* BEGIN Recorded information *

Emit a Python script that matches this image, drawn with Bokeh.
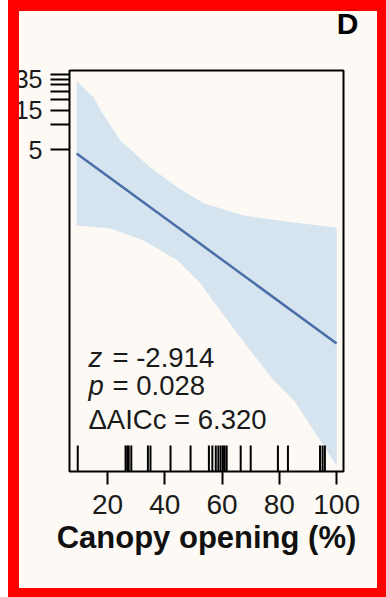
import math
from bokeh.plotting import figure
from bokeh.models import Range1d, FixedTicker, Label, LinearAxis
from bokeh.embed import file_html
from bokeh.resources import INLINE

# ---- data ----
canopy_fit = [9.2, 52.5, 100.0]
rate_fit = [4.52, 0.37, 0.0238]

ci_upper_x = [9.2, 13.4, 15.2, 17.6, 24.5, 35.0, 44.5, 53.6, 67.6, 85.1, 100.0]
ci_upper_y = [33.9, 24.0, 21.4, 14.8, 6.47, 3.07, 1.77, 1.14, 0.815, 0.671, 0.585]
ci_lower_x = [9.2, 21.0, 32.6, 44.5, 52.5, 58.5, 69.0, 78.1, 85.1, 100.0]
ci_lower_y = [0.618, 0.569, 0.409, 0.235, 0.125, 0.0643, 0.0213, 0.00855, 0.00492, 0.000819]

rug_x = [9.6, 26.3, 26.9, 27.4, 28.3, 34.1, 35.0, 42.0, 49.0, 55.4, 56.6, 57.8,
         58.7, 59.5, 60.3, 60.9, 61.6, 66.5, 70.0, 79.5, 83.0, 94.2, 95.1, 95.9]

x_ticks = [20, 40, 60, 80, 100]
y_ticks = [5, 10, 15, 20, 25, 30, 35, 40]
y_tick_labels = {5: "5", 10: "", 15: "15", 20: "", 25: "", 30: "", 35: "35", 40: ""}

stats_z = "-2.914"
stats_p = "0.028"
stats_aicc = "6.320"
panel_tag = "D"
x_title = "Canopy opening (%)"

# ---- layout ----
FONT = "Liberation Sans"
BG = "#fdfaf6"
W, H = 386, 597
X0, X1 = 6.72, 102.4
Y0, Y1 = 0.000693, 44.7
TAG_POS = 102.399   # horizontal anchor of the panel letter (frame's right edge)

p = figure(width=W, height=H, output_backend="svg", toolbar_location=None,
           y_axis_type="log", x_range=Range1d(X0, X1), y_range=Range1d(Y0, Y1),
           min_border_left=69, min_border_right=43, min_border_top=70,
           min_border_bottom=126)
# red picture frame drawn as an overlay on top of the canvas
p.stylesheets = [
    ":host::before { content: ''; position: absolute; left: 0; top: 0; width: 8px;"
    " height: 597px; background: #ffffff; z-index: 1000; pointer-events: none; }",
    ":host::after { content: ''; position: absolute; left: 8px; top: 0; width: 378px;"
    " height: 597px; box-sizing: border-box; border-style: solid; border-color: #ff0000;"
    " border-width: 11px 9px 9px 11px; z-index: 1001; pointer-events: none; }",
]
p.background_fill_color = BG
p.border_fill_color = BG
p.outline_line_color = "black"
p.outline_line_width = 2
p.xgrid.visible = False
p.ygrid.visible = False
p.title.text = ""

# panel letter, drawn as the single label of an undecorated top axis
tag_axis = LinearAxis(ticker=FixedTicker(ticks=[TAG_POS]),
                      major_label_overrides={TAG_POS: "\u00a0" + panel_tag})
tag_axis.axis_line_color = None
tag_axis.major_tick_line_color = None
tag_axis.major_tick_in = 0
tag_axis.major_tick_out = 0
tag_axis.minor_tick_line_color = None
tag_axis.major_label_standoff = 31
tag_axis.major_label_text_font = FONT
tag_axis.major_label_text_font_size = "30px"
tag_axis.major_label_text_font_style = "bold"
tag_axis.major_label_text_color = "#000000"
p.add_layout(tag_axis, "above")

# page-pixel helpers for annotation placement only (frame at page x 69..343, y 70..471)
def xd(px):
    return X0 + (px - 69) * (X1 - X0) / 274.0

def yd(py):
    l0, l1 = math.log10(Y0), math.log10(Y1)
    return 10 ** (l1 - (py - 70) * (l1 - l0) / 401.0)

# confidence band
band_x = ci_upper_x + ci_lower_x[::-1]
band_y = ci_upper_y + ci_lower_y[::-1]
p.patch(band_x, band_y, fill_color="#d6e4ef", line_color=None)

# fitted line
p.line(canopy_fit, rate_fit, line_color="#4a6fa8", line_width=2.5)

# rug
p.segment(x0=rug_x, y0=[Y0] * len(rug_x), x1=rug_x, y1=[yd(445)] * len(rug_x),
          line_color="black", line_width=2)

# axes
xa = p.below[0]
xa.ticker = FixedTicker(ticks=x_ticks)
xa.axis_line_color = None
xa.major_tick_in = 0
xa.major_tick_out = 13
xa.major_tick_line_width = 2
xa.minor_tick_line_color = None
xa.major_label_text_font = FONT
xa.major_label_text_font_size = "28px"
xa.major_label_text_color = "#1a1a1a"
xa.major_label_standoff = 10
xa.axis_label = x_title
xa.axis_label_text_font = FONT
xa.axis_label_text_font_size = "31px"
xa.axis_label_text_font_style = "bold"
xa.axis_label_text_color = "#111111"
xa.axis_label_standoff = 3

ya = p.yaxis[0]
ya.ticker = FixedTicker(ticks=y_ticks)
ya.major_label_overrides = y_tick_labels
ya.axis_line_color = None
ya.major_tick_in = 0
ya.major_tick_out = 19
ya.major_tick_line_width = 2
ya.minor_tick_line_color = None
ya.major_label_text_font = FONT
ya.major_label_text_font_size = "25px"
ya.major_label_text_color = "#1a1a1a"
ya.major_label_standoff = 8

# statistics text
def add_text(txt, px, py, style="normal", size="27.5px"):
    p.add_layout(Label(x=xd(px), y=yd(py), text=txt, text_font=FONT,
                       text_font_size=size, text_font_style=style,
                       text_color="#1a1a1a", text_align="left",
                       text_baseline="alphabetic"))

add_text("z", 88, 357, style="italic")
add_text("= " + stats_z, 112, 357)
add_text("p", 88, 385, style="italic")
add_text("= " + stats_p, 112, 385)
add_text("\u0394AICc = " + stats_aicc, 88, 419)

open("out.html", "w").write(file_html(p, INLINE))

* END Recorded information *

All of the lines above should be printed exactly, minus the pictures.

**Response to the task**
Emit a Python script that matches this image, drawn with Bokeh.
import math
from bokeh.plotting import figure
from bokeh.models import Range1d, FixedTicker, Label, LinearAxis
from bokeh.embed import file_html
from bokeh.resources import INLINE

# ---- data ----
canopy_fit = [9.2, 52.5, 100.0]
rate_fit = [4.52, 0.37, 0.0238]

ci_upper_x = [9.2, 13.4, 15.2, 17.6, 24.5, 35.0, 44.5, 53.6, 67.6, 85.1, 100.0]
ci_upper_y = [33.9, 24.0, 21.4, 14.8, 6.47, 3.07, 1.77, 1.14, 0.815, 0.671, 0.585]
ci_lower_x = [9.2, 21.0, 32.6, 44.5, 52.5, 58.5, 69.0, 78.1, 85.1, 100.0]
ci_lower_y = [0.618, 0.569, 0.409, 0.235, 0.125, 0.0643, 0.0213, 0.00855, 0.00492, 0.000819]

rug_x = [9.6, 26.3, 26.9, 27.4, 28.3, 34.1, 35.0, 42.0, 49.0, 55.4, 56.6, 57.8,
         58.7, 59.5, 60.3, 60.9, 61.6, 66.5, 70.0, 79.5, 83.0, 94.2, 95.1, 95.9]

x_ticks = [20, 40, 60, 80, 100]
y_ticks = [5, 10, 15, 20, 25, 30, 35, 40]
y_tick_labels = {5: "5", 10: "", 15: "15", 20: "", 25: "", 30: "", 35: "35", 40: ""}

stats_z = "-2.914"
stats_p = "0.028"
stats_aicc = "6.320"
panel_tag = "D"
x_title = "Canopy opening (%)"

# ---- layout ----
FONT = "Liberation Sans"
BG = "#fdfaf6"
W, H = 386, 597
X0, X1 = 6.72, 102.4
Y0, Y1 = 0.000693, 44.7
TAG_POS = 102.399   # horizontal anchor of the panel letter (frame's right edge)

p = figure(width=W, height=H, output_backend="svg", toolbar_location=None,
           y_axis_type="log", x_range=Range1d(X0, X1), y_range=Range1d(Y0, Y1),
           min_border_left=69, min_border_right=43, min_border_top=70,
           min_border_bottom=126)
# red picture frame drawn as an overlay on top of the canvas
p.stylesheets = [
    ":host::before { content: ''; position: absolute; left: 0; top: 0; width: 8px;"
    " height: 597px; background: #ffffff; z-index: 1000; pointer-events: none; }",
    ":host::after { content: ''; position: absolute; left: 8px; top: 0; width: 378px;"
    " height: 597px; box-sizing: border-box; border-style: solid; border-color: #ff0000;"
    " border-width: 11px 9px 9px 11px; z-index: 1001; pointer-events: none; }",
]
p.background_fill_color = BG
p.border_fill_color = BG
p.outline_line_color = "black"
p.outline_line_width = 2
p.xgrid.visible = False
p.ygrid.visible = False
p.title.text = ""

# panel letter, drawn as the single label of an undecorated top axis
tag_axis = LinearAxis(ticker=FixedTicker(ticks=[TAG_POS]),
                      major_label_overrides={TAG_POS: "\u00a0" + panel_tag})
tag_axis.axis_line_color = None
tag_axis.major_tick_line_color = None
tag_axis.major_tick_in = 0
tag_axis.major_tick_out = 0
tag_axis.minor_tick_line_color = None
tag_axis.major_label_standoff = 31
tag_axis.major_label_text_font = FONT
tag_axis.major_label_text_font_size = "30px"
tag_axis.major_label_text_font_style = "bold"
tag_axis.major_label_text_color = "#000000"
p.add_layout(tag_axis, "above")

# page-pixel helpers for annotation placement only (frame at page x 69..343, y 70..471)
def xd(px):
    return X0 + (px - 69) * (X1 - X0) / 274.0

def yd(py):
    l0, l1 = math.log10(Y0), math.log10(Y1)
    return 10 ** (l1 - (py - 70) * (l1 - l0) / 401.0)

# confidence band
band_x = ci_upper_x + ci_lower_x[::-1]
band_y = ci_upper_y + ci_lower_y[::-1]
p.patch(band_x, band_y, fill_color="#d6e4ef", line_color=None)

# fitted line
p.line(canopy_fit, rate_fit, line_color="#4a6fa8", line_width=2.5)

# rug
p.segment(x0=rug_x, y0=[Y0] * len(rug_x), x1=rug_x, y1=[yd(445)] * len(rug_x),
          line_color="black", line_width=2)

# axes
xa = p.below[0]
xa.ticker = FixedTicker(ticks=x_ticks)
xa.axis_line_color = None
xa.major_tick_in = 0
xa.major_tick_out = 13
xa.major_tick_line_width = 2
xa.minor_tick_line_color = None
xa.major_label_text_font = FONT
xa.major_label_text_font_size = "28px"
xa.major_label_text_color = "#1a1a1a"
xa.major_label_standoff = 10
xa.axis_label = x_title
xa.axis_label_text_font = FONT
xa.axis_label_text_font_size = "31px"
xa.axis_label_text_font_style = "bold"
xa.axis_label_text_color = "#111111"
xa.axis_label_standoff = 3

ya = p.yaxis[0]
ya.ticker = FixedTicker(ticks=y_ticks)
ya.major_label_overrides = y_tick_labels
ya.axis_line_color = None
ya.major_tick_in = 0
ya.major_tick_out = 19
ya.major_tick_line_width = 2
ya.minor_tick_line_color = None
ya.major_label_text_font = FONT
ya.major_label_text_font_size = "25px"
ya.major_label_text_color = "#1a1a1a"
ya.major_label_standoff = 8

# statistics text
def add_text(txt, px, py, style="normal", size="27.5px"):
    p.add_layout(Label(x=xd(px), y=yd(py), text=txt, text_font=FONT,
                       text_font_size=size, text_font_style=style,
                       text_color="#1a1a1a", text_align="left",
                       text_baseline="alphabetic"))

add_text("z", 88, 357, style="italic")
add_text("= " + stats_z, 112, 357)
add_text("p", 88, 385, style="italic")
add_text("= " + stats_p, 112, 385)
add_text("\u0394AICc = " + stats_aicc, 88, 419)

open("out.html", "w").write(file_html(p, INLINE))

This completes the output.